— Элиана! Элиана, ты где?! Ответь мне!
Ответом была лишь гробовая тишина, нарушаемая лишь
потрескиванием коротких замыканий. Ком подступил к горлу. Я
закричал что было сил, снова и снова зовя медика по имени.
Я не знаю, сколько времени ещё прошло с последнего приступа
паники и бесплодных попыток освободиться. Казалось, целая вечность.
В какой-то момент обессилевшее сознание само провалилось в зыбкое
подобие сна. Но и там меня преследовали лица погибших товарищей. Я
видел их так отчетливо, будто мы все еще стояли на мостике
корабля…
Очнувшись, я увидел все ту же мигающую аварийную лампу да
искрящиеся провода системы освещения. Элиана… может быть жива и она
где-то в другом отсеке. Я попробовал позвать её снова, но тишина
была мне ответом. Тогда я разразился воплями, сначала умоляя её
откликнуться.
Когда голос сорвало окончательно, я принялся едва слышно шептать
имена экипажа, в горячечном бреду воображая их присутствие
рядом:
— Топсон… Помнишь, ты мне всегда помогал с ремонтными работами?
Да-да, это ты! Где ты там, приятель? Подойди поближе, я плохо тебя
слышу…
Мое лицо исказила страшная, полубезумная ухмылка.
— Кэп, алле! Я как раз починил тут пару систем. Думаю, двигатель
скоро будет в норме, только заменить пару элементов
концетрации!
— Ох, Элиана… — я всхлипнул, обессилев. — Прости, что тогда не
смог тебе помочь с пересмотром медицинского оборудования.
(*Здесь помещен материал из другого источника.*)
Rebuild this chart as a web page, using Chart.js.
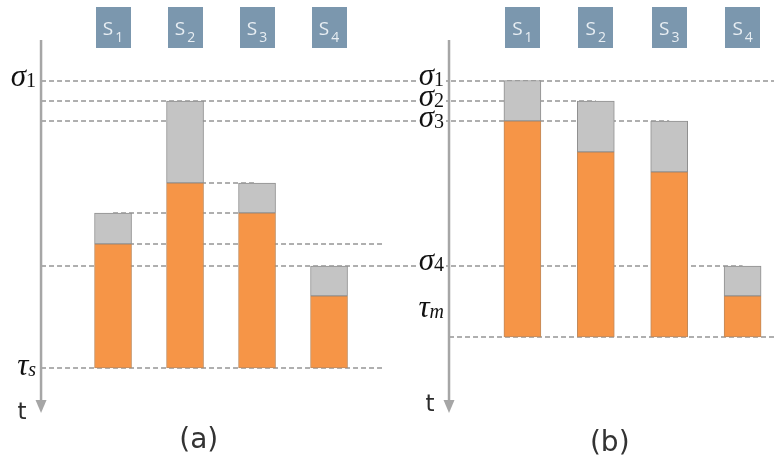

Как же я
теперь буду без тебя?..
Приступ горя сменился приливом энергии. Веки бешено замигали,
губы зашевелились, слова обрывками вылетали изо рта:
— Грэг, старина, ты там? Проверь показатели щитовой системы! Нам
нужно больше мощности для набора скорости… Эй, ты меня слышишь?
Грэээг!
Паранойя и безумие постепенно овладевали рассудком. Я-то вслух
разговаривал с каждым из погибших членов экипажа, то орал в
пустоту, то начинал бормотать ругательства и частушки. Временами
взгляд фокусировался, тогда меня пронзала леденящая догадка о
действительности. Но затем буйство сознания вновь разбрасывало
крупицы разума в стороны. Цикл повторялся снова и снова…
После очередного витка горя и бреда я почувствовал мучительную
жажду. Горло пересохло, язык распух. Холодный пот выступил на лбу.
Я понимал, что должен попытаться освободиться, иначе просто умру от
обезвоживания на этой проклятой койке.